HapLearn Iteration 1

Objective

Our project is aimed towards Haptic Data Visualization (HDV) using the force-feedback and vibrotactile feedback. We wanted to explore different ways in which trends and data can be experienced in graphs using haptic interaction in a way that can assist visually impaired individuals.

Motivation

The motivation behind the first iteration was to explore multimodal approaches to represent graphical data. Three members of the group did not have Haply so they decided to focus on the vibrotactile feedback while the fourth member experimented with the Haply.

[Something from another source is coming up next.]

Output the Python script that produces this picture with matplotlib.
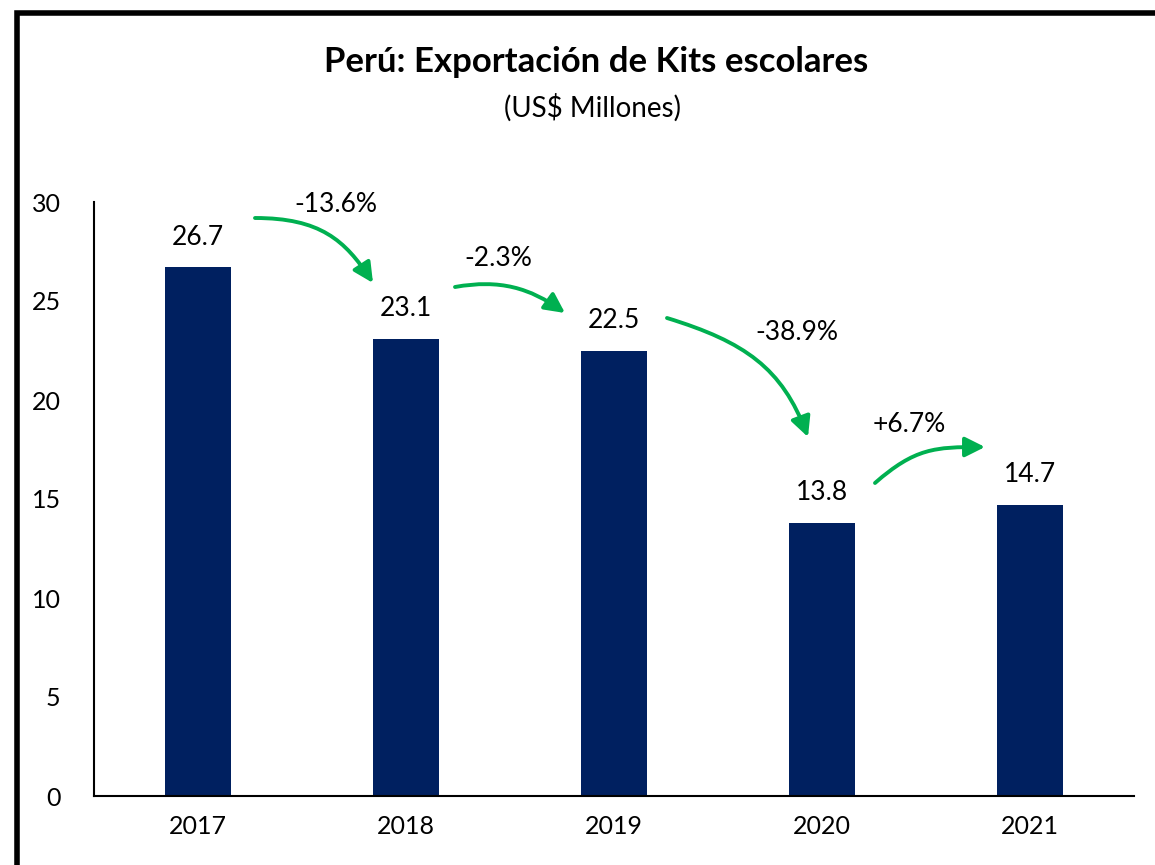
import matplotlib
matplotlib.use("Agg")
import matplotlib.pyplot as plt
from matplotlib.patches import FancyArrowPatch, Rectangle
from matplotlib.path import Path

years = ["2017", "2018", "2019", "2020", "2021"]
values = [26.7, 23.1, 22.5, 13.8, 14.7]
changes = ["-13.6%", "-2.3%", "-38.9%", "+6.7%"]

W, H = 1155, 865
fig = plt.figure(figsize=(W / 100, H / 100), dpi=100)
plt.rcParams['font.family'] = ['Lato', 'DejaVu Sans']

def fx(px):
    return px / W

def fy(py):
    return 1 - py / H

ax = fig.add_axes([fx(94), fy(796), fx(1134) - fx(94), fy(202) - fy(796)])
x = list(range(len(years)))
ax.bar(x, values, width=0.32, color="#002060", zorder=2)
ax.set_xlim(-0.5, len(years) - 0.5)
ax.set_ylim(0, 30)
ax.set_yticks(range(0, 31, 5))
ax.set_xticks(x)
ax.set_xticklabels(years)
ax.tick_params(axis='both', length=0, labelsize=18, colors='black')
ax.tick_params(axis='y', pad=24)
ax.tick_params(axis='x', pad=14)
for s in ['top', 'right']:
    ax.spines[s].set_visible(False)
for s in ['left', 'bottom']:
    ax.spines[s].set_linewidth(1.5)
    ax.spines[s].set_color('black')

for xi, v in zip(x, values):
    ax.annotate(f"{v:.1f}", (xi, v), xytext=(0, 30), textcoords='offset pixels',
                ha='center', va='center', fontsize=19)

def dx(px):
    return (px - 94) / 208 - 0.5

def dy(py):
    return (796 - py) / 19.8

# cubic curve control points (pixel positions in the figure) for each change arrow
arrow_paths = [
    [(255, 218), (320, 218), (345, 240), (373, 283)],
    [(455, 287), (500, 279), (530, 288), (565, 313)],
    [(667, 318), (745, 342), (782, 368), (808, 437)],
    [(875, 483), (915, 448), (935, 447), (985, 447)],
]
label_pos = [(336, 204), (498, 258), (797, 333), (909, 425)]
codes = [Path.MOVETO, Path.CURVE4, Path.CURVE4, Path.CURVE4]
for pts, lp, lab in zip(arrow_paths, label_pos, changes):
    verts = [(dx(p[0]), dy(p[1])) for p in pts]
    ap = FancyArrowPatch(path=Path(verts, codes), arrowstyle='-|>',
                         mutation_scale=30, linewidth=2.8, color='#00B050',
                         transform=ax.transData, zorder=3)
    ax.add_patch(ap)
    ax.text(dx(lp[0]), dy(lp[1]), lab, ha='center', va='center', fontsize=19)

fig.text(fx(596), fy(62), "Perú: Exportación de Kits escolares", ha='center', va='center',
         fontsize=25, fontweight='bold')
fig.text(fx(593), fy(108), "(US$ Millones)", ha='center', va='center', fontsize=20)

border = Rectangle((fx(17), fy(1000)), 1.5, fy(12.5) - fy(1000), transform=fig.transFigure,
                   fill=False, edgecolor='black', linewidth=4, zorder=10)
fig.add_artist(border)

fig.savefig("out.png", dpi=100, facecolor='white')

Since, three members of the group did not have the Haply so we decided to use vibrotactile feedback using simple coin actuators and Arduino Uno board. For the development environment we used Arduino IDE and Processing IDE.

Coin actuator

Contribution

In the first iteration, a lot time was spent on literature review and deciding on encoding mechanisms. I personally worked on multimodal aspect of the project where I integrated the auditory feedback with the vibrotactile feedback. A major challenge was keeping both types of feedback in sync.

Approach

For the first iteration, we decided to start with a simpler bar chart with dummy data for the population of different countries. The bar chart generated by the processing is shown below. We decided to use a multimodal approach by combining audio and vibrotactile feedback to represent the graphical data.

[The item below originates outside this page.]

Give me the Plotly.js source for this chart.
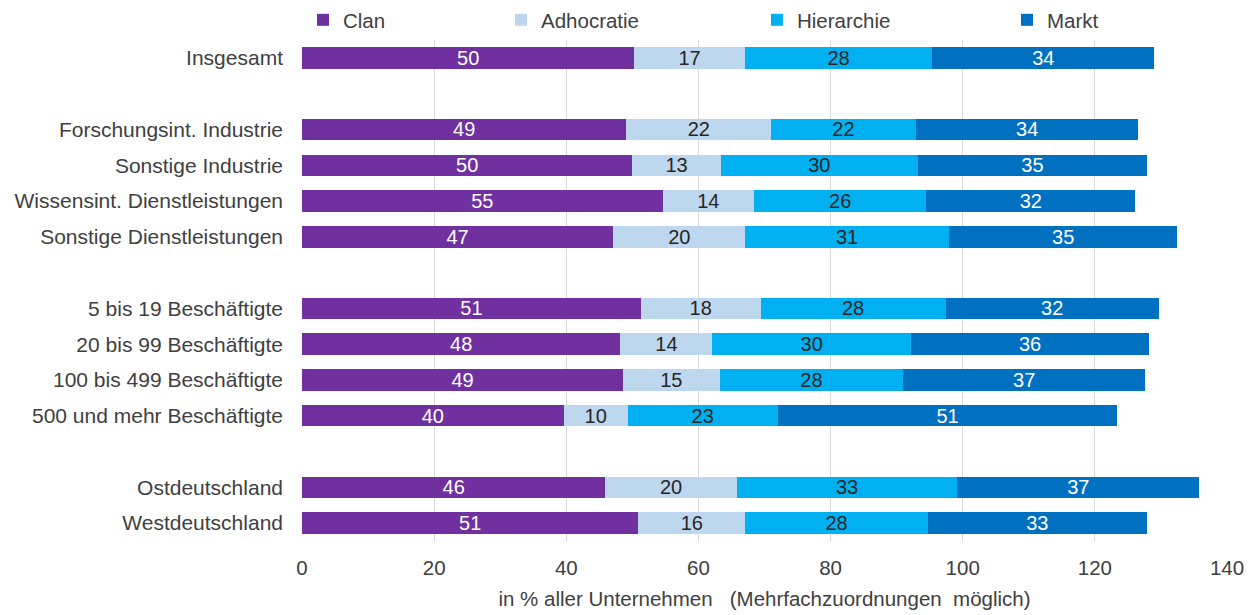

Bar chart rendered by processing

Audio feedback

The auditory feedback is meant to assist a blind user in particular while navigating through the graph. We felt that auditory feedback was necessary because:

  • The user can move outside the sketch window and get lost on the computer screen.
  • Only vibrotactile feedback was not enough to easily decode the y-axis values.

To incorporate audio feedback, we found two libraries for processing namely “Minim” and “ttslib”. We integrated these libraries in our bar chart sketch. One of the challenges was keeping the vibrotactile and auditory feedback in sync as otherwise there would have been a lot of noise in the sketch. This was achieved by performing different iterations.

Vibrotactile feedback

We also had to decide on the encoding mechanism for vibrotactile feedback to represent the y-axis values. Through literature review we found five parameters that can be tweaked to render vibrotactile feedback. These parameters are amplitude, frequency, waveform, duration and pattern. We decided to focus on amplitude and pattern for the first iteration.

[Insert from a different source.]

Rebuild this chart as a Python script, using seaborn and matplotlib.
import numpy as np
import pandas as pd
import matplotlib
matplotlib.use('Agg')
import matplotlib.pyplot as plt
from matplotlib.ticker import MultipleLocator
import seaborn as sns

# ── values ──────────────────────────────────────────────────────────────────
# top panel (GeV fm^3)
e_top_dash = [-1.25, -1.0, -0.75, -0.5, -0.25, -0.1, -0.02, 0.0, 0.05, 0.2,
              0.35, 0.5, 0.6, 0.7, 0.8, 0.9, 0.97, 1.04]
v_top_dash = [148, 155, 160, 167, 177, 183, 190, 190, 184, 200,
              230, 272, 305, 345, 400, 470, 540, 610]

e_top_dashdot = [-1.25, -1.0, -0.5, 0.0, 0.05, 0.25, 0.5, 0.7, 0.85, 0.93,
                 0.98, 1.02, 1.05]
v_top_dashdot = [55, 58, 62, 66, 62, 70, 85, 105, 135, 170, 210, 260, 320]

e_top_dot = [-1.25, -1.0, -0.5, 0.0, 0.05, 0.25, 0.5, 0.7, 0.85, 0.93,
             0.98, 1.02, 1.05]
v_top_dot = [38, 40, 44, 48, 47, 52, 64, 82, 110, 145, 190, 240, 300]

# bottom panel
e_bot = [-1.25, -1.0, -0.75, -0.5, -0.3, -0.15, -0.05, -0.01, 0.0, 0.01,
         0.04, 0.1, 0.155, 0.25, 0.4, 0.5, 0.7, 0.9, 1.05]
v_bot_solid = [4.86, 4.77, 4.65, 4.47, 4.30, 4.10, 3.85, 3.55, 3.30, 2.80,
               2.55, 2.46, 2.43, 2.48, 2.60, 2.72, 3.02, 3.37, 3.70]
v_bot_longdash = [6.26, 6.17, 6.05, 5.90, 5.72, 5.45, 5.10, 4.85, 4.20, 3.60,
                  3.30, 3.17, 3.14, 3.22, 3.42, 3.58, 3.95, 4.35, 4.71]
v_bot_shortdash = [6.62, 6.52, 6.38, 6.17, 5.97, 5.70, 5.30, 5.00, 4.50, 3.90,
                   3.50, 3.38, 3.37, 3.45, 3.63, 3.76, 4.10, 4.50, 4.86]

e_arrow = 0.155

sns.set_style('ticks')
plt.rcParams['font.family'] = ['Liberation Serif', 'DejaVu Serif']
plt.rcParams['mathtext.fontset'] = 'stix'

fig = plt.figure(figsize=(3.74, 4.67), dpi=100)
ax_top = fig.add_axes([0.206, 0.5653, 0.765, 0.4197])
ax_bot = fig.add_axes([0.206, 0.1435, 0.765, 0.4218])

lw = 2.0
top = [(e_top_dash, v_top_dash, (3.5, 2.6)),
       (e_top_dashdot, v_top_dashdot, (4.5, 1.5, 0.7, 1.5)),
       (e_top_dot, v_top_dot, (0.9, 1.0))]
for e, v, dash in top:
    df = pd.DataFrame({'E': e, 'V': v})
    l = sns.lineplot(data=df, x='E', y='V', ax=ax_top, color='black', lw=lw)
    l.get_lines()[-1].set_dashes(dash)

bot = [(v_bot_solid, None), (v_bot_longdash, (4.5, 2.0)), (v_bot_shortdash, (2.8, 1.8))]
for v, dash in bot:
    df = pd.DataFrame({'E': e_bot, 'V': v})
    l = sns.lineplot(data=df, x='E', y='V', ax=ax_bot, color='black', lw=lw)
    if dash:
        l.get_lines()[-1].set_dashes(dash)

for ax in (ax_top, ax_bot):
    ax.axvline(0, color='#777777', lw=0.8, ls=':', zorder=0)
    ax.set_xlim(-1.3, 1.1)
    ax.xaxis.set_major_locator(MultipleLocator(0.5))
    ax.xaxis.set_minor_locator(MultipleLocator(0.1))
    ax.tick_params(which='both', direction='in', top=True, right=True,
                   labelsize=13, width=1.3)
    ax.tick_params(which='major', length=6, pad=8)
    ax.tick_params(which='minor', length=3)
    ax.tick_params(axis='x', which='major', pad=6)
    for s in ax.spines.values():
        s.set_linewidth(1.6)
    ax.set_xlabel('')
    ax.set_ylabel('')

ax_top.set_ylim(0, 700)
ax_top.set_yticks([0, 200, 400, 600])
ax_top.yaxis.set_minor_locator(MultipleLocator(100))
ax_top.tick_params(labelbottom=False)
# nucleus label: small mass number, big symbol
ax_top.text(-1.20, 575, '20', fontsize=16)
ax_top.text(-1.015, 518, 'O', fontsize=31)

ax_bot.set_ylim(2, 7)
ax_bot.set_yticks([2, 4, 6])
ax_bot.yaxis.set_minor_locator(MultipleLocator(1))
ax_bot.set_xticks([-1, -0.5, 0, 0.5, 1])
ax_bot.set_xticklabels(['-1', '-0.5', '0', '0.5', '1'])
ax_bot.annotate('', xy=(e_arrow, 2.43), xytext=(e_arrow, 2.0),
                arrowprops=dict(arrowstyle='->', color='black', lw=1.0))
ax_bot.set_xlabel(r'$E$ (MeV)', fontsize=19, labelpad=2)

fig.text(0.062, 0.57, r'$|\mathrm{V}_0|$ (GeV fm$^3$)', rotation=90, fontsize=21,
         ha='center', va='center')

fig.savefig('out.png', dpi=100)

While experimenting, we started with a constant amplitude of vibrations representing each category. However, after reviewing literature, and brainstorming we realized that the amplitude of the vibration should reflect the values on the y-axis. Therefore, we experimented with varying amplitudes of vibrations. Some of the issues we came across were:

  1. How to map y-axis values onto the amplitude of vibrations.
  2. The y-axis can have negative and decimal values as well.
  3. How significantly should we distinguish between different y-axis values?

After considering these bottlenecks, we decided to restrict the graph for the first iteration to a simple bar chart of the population of different countries. For the sake of simplicity, we:

  • Used population values in multiples of 10
  • Restricted our graph to only 5 categories
  • Did not include any population greater than 10.

We then encoded the y-axis values i.e. population values by tweaking the signal to the Arduino. It was a trial and error process where we played around with the intensity of the signal until we felt that we were able to distinguish between two bars. For instance, if we are in the bin for England, then we felt the strongest vibration since its corresponding value was the largest. In contrast, if we are in the bin for Germany, we felt a subtle vibration since its corresponding value is the lowest. One issue we faced was that often the amplitude was so low that it was barely noticeable. Hence, we had to re-adjust the damping factor associated with the amplitude.

In addition to amplitude, we also utilized the the number of vibrations to map the y-axis values. We had to decide on the encoding mechanism for the vibrations. Since y-axis values were in multiples of 10, we decided to map that for the number of vibrations. Hence, the mapping for vibrations will be as following:

To test out the sketch, I tied the vibrotactile actuator to my index finger using a velcoro strap. Then I navigated on the sketch and experienced the vibrotactile and auditory feedback from the sketch.

Demo of Vibrotactile and Auditory

Reflection

In this iteration we were able to achieve our objective of creating and experimenting with a low fidelity sketch to represent the graphical data by using audio and vibrotactile feedback. We believe that a bar chart is a great starting point and we would extend this to different types of graph data. However, a major reflection point was to determine the efficacy of the vibrotactile feedback. Although we successfully rendered a multimodal way of representing a bar chart but in hindsight I believe that we could have made vibrotactile feedback the crux of the sketch.

During this iteration some of the challenges we faced were the hardware limitations since all members did not have the same hardware. We had to also come up with a way of incorporating force-feedback as one of the member had the Haply. Finally, collaborating across different time zones was challenging but we were to build trust and organize meetings.

For the next iteration, we are planning to more effectively utilize the haptic/vibrotactile feedback in our sketch. To achieve this we will experiment with multi-dimensional data. Moreover, since we have hardware limitation we will try to incorporate mobile phone vibrations in our sketch.